Text-based communication goes beyond just a simple text message. According to Deputy Cook, "That qualifies as texting, emails, any kind of instant messaging, there's all kinds of apps out now. Anything that has that text communication -- that's what's prohibited."

But for those 16 and 17 year old drivers just starting out, Deputy Cook says, "18 and under -- you're prohibited from using a cell phone, period. That qualifies as text messaging, phone calls, also any kind of GPS on your phone. If you're under 18, best case scenario, if you need to use your cellphone, pull over. That's good advice for anyone."

For drivers over 18, "as far as talking on your cell phone, that's perfectly fine. The statute just reads that you're prohibited from any kind of text-based communication," he adds.

A recent study from the University of Iowa found that even talking on the phone can lead to distracted driving -- it doesn't have to be a text message.

Deputy Cook says talking, having other people in your car, and having the radio on can all be distractions. However, in Kentucky, as long as you're over 18, there's only laws prohibiting text-based communication -- not verbal phone calls.

According to Deputy Cook, it's not always easy to tell when drivers are using their phones for a text, or if it's for something like typing in directions.

"It's a little difficult to determine if they're using it in a manner that's a violation. However, a lot of times, when people are using those devices how they're not supposed to be, they're driving in a manner that's unsafe for other motorists. That may be a careless driving [or] wreckless driving offense, so, a lot of times, we've got probable cause based on their driving habits, not just how they're using their cellphone," he explains.

From working in the field, Deputy Cook says, "You have people all the time when we work collisions, they run off the road on a curve, especially a dark back road, they'll say, 'I just looked down for a second to change the radio station and I went off the road and couldn't get back on.'"

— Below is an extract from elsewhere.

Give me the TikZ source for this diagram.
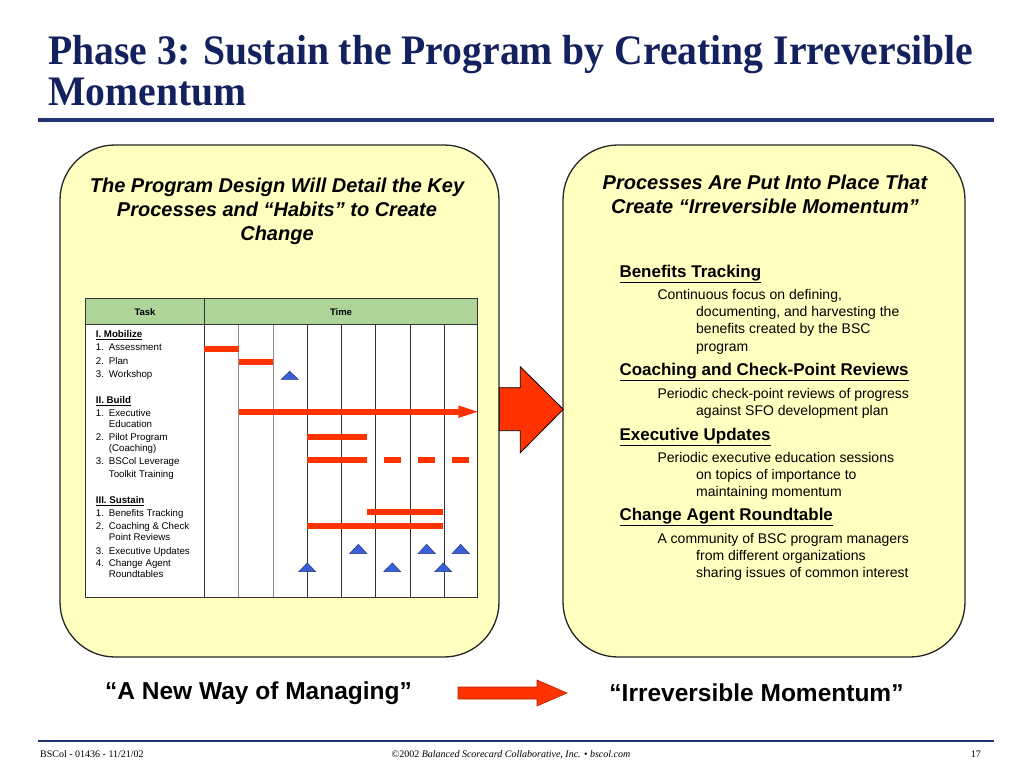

When asked about the soon-to-be-released Apple update, which, according to the company, will include a "Do Not Disturb While Driving" feature, Deputy Cook tells 13 News, "I think that's a wonderful idea. I think most people can agree, you get a text message and it dings, you know, you can't get to it fast enough. So something like that to let them know you're driving, maybe they'll wait -- wait until you get somewhere -- if you're alerting your friends that you're driving, they're not going to bother you until you get there."

According to the Apple update, whenever an iPhone is connected to a car through Bluetooth or a cable, the new update will block those text-based communications. Apple says phone users have the option to send an automatic reply to contacts listed in "Favorites" to let them know they're driving and can't respond at the moment.